She had bought it from a guy who turned out to be a cowboy with hindsight and had no drivers, no windows cd, miscellaneous wires in the tower unit not connected to anything etc.

Few, if any, hard disks these days (especially IDE drives) need special drivers and are fully supported by those built into the operating system (e.g. Windows, GNU/Linux etc.). The lack of licensed Windows installation media or recovery media is a bit dodgy but would not be unusual for, say, a second hand PC since many people may not appreciate the licensing issues. It is not unusual for there to be many wires inside a PC case (e.g. additional IDE or power cables) is not unusual and not necessarily the sign of anything untoward.

CD ROM driver was labouring

What precisely do you mean?

. Anyway, HDD gave up just as I returned it to her and was loading on the printer driver.

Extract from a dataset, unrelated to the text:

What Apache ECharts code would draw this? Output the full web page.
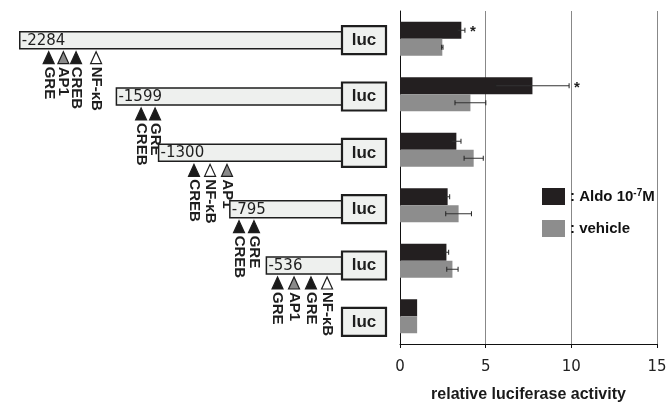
<!DOCTYPE html>
<html><head><meta charset="utf-8">
<script src="https://cdn.jsdelivr.net/npm/echarts@6/dist/echarts.min.js"></script>
<style>html,body{margin:0;padding:0;background:#fff}#c{width:671px;height:408px}</style>
</head><body><div id="c"></div>
<script>
// ---- data ----
const constructs = ['-2284', '-1599', '-1300', '-795', '-536', 'luc'];
const constructStart = [-2284, -1599, -1300, -795, -536, null];
const siteNames = [
  ['GRE', 'AP1', 'CREB', 'NF-κB'],
  ['CREB', 'GRE'],
  ['CREB', 'NF-κB', 'AP1'],
  ['CREB', 'GRE'],
  ['GRE', 'AP1', 'GRE', 'NF-κB'],
  []
];
const sitePos = [
  [-2079, -1975, -1885, -1743],
  [-1424, -1325],
  [-1049, -935, -815],
  [-730, -624],
  [-457, -340, -220, -106],
  []
];
const aldoMean = [3.58, 7.73, 3.29, 2.78, 2.71, 1.0];
const aldoErr  = [0.21, 2.14, 0.27, 0.12, 0.13, 0];
const vehMean  = [2.47, 4.11, 4.30, 3.42, 3.06, 1.0];
const vehErr   = [0.04, 0.90, 0.56, 0.75, 0.33, 0];
const signif   = ['*', '*', '', '', '', ''];

// ---- styles ----
const siteFill = { 'GRE': '#1a1a1a', 'CREB': '#1a1a1a', 'AP1': '#8a8a8a', 'NF-κB': '#ffffff' };
const INK = '#1e1e1e';

function renderConstruct(params, api) {
  const i = api.value(1);
  const p0 = api.coord([0, i]);
  const x0 = p0[0], yc = p0[1];
  const lucW = 44, lucH = 28, boxH = 17;
  const children = [];
  if (constructStart[i] != null) {
    const xs = api.coord([constructStart[i], i])[0];
    children.push({ type: 'rect', shape: { x: xs, y: yc - boxH / 2, width: x0 - xs, height: boxH },
      style: { fill: '#eef0ee', stroke: INK, lineWidth: 1.5 } });
    children.push({ type: 'text', x: xs + 2, y: yc + 0.5,
      style: { text: constructs[i], font: '15px "DejaVu Sans"', fill: INK, align: 'left', verticalAlign: 'middle' } });
    sitePos[i].forEach(function (p, k) {
      const xp = api.coord([p, i])[0];
      const t0 = yc + boxH / 2 + 3;
      children.push({ type: 'polygon', shape: { points: [[xp, t0], [xp - 5.5, t0 + 12], [xp + 5.5, t0 + 12]] },
        style: { fill: siteFill[siteNames[i][k]], stroke: INK, lineWidth: 1.2 } });
      children.push({ type: 'text', x: xp, y: t0 + 15, rotation: -Math.PI / 2,
        style: { text: siteNames[i][k], font: 'bold 15px "Liberation Sans"', fill: INK, align: 'left', verticalAlign: 'middle' } });
    });
  }
  children.push({ type: 'rect', shape: { x: x0, y: yc - lucH / 2, width: lucW, height: lucH },
    style: { fill: '#eff1ef', stroke: INK, lineWidth: 2.2 } });
  children.push({ type: 'text', x: x0 + lucW / 2, y: yc,
    style: { text: 'luc', font: 'bold 17px "Liberation Sans"', fill: INK, align: 'center', verticalAlign: 'middle' } });
  return { type: 'group', children: children };
}

function makeErrRender(sign, marks) {
  return function (params, api) {
    const i = api.value(0), m = api.value(1), e = api.value(2);
    if (!(e > 0) && !marks[i]) return null;
    const yc = api.coord([0, i])[1] + sign * 8.5;
    const xl = api.coord([m - e, i])[0], xr = api.coord([m + e, i])[0];
    const ch = [];
    if (e > 0) {
      ch.push({ type: 'line', shape: { x1: xl, y1: yc, x2: xr, y2: yc }, style: { stroke: '#333', lineWidth: 1 } });
      ch.push({ type: 'line', shape: { x1: xl, y1: yc - 2.5, x2: xl, y2: yc + 2.5 }, style: { stroke: '#222', lineWidth: 1 } });
      ch.push({ type: 'line', shape: { x1: xr, y1: yc - 2.5, x2: xr, y2: yc + 2.5 }, style: { stroke: '#222', lineWidth: 1 } });
    }
    if (marks[i]) {
      ch.push({ type: 'text', x: xr + 5, y: yc + 2,
        style: { text: marks[i], font: 'bold 15px "Liberation Sans"', fill: INK, align: 'left', verticalAlign: 'middle' } });
    }
    return { type: 'group', children: ch };
  };
}

const chart = echarts.init(document.getElementById('c'), null, { renderer: 'canvas' });
chart.setOption({
  animation: false,
  backgroundColor: '#fff',
  grid: [
    { left: 400, right: 14, top: 11, bottom: 56 },
    { left: 0, right: 329, top: 12, bottom: 58 }
  ],
  legend: {
    data: ['Aldo', 'vehicle'],
    orient: 'vertical', left: 537, top: 183,
    itemWidth: 23, itemHeight: 17, itemGap: 15, icon: 'rect',
    formatter: function (n) { return n === 'Aldo' ? '{t|: Aldo 10}{s|-7}{t|M}' : '{t|: vehicle}'; },
    textStyle: {
      rich: {
        t: { fontSize: 15, fontWeight: 'bold', fontFamily: 'Liberation Sans', color: '#111', lineHeight: 17 },
        s: { fontSize: 10, fontWeight: 'bold', fontFamily: 'Liberation Sans', color: '#111', verticalAlign: 'top', lineHeight: 17 }
      }
    }
  },
  xAxis: [
    { type: 'value', gridIndex: 0, min: 0, max: 15, interval: 5,
      axisLine: { show: true, lineStyle: { color: '#111', width: 1 } },
      axisTick: { show: true, length: 4, lineStyle: { color: '#111' } },
      axisLabel: { fontSize: 15, fontFamily: 'DejaVu Sans', color: '#222', margin: 16 },
      splitLine: { show: true, lineStyle: { color: '#888', width: 1 } },
      name: 'relative luciferase activity', nameLocation: 'middle', nameGap: 43,
      nameTextStyle: { fontSize: 16, fontWeight: 'bold', fontFamily: 'Liberation Sans', color: '#1a1a1a' } },
    { type: 'value', gridIndex: 1, min: -2424, max: 0, show: false }
  ],
  yAxis: [
    { type: 'category', gridIndex: 0, data: constructs, inverse: true,
      axisLine: { show: true, lineStyle: { color: '#111', width: 1 } },
      axisTick: { show: false }, axisLabel: { show: false }, splitLine: { show: false } },
    { type: 'category', gridIndex: 1, data: constructs, inverse: true, show: false }
  ],
  series: [
    { name: 'Aldo', type: 'bar', xAxisIndex: 0, yAxisIndex: 0, data: aldoMean,
      barWidth: 17, barGap: '0%', itemStyle: { color: '#231f20' } },
    { name: 'vehicle', type: 'bar', xAxisIndex: 0, yAxisIndex: 0, data: vehMean,
      barWidth: 17, barGap: '0%', itemStyle: { color: '#8d8d8d' } },
    { type: 'custom', xAxisIndex: 0, yAxisIndex: 0, z: 5,
      data: aldoMean.map(function (m, i) { return [i, m, aldoErr[i]]; }),
      encode: { x: 1, y: 0 }, renderItem: makeErrRender(-1, signif) },
    { type: 'custom', xAxisIndex: 0, yAxisIndex: 0, z: 5,
      data: vehMean.map(function (m, i) { return [i, m, vehErr[i]]; }),
      encode: { x: 1, y: 0 }, renderItem: makeErrRender(1, ['', '', '', '', '', '']) },
    { type: 'custom', xAxisIndex: 1, yAxisIndex: 1, clip: false,
      data: constructs.map(function (c, i) { return [constructStart[i] == null ? 0 : constructStart[i], i]; }),
      encode: { x: 0, y: 1 }, renderItem: renderConstruct }
  ]
});
</script></body></html>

On rebooting, I got the Blue Screen of death with STOP message basically saying that HDD was inaccessible and no amount of Safe Mode etc. type booting could bypass it.

Are you sure that the hard disk itself and not just the Windows installation is at fault here? The "blue screen of death" often occurs when drivers are faulty or mis-installed. The error you got could be because the master boot record is damaged or missing.

If the hard drive was formatted for FAT rather than NTFS then you could try booting into DOS to see if you can read it. This site is useful for getting various boot disk images. You might want to try searching for information on restoring the Windows master boot record in case this is relevant here. You could also download Knoppix or [broken link removed] (c. 700MB downloads) and boot them to see if the disk is still intact (don't write to NTFS partitions under these GNU/Linux distributions though unless you have the Captive NTFS drivers installed and working!).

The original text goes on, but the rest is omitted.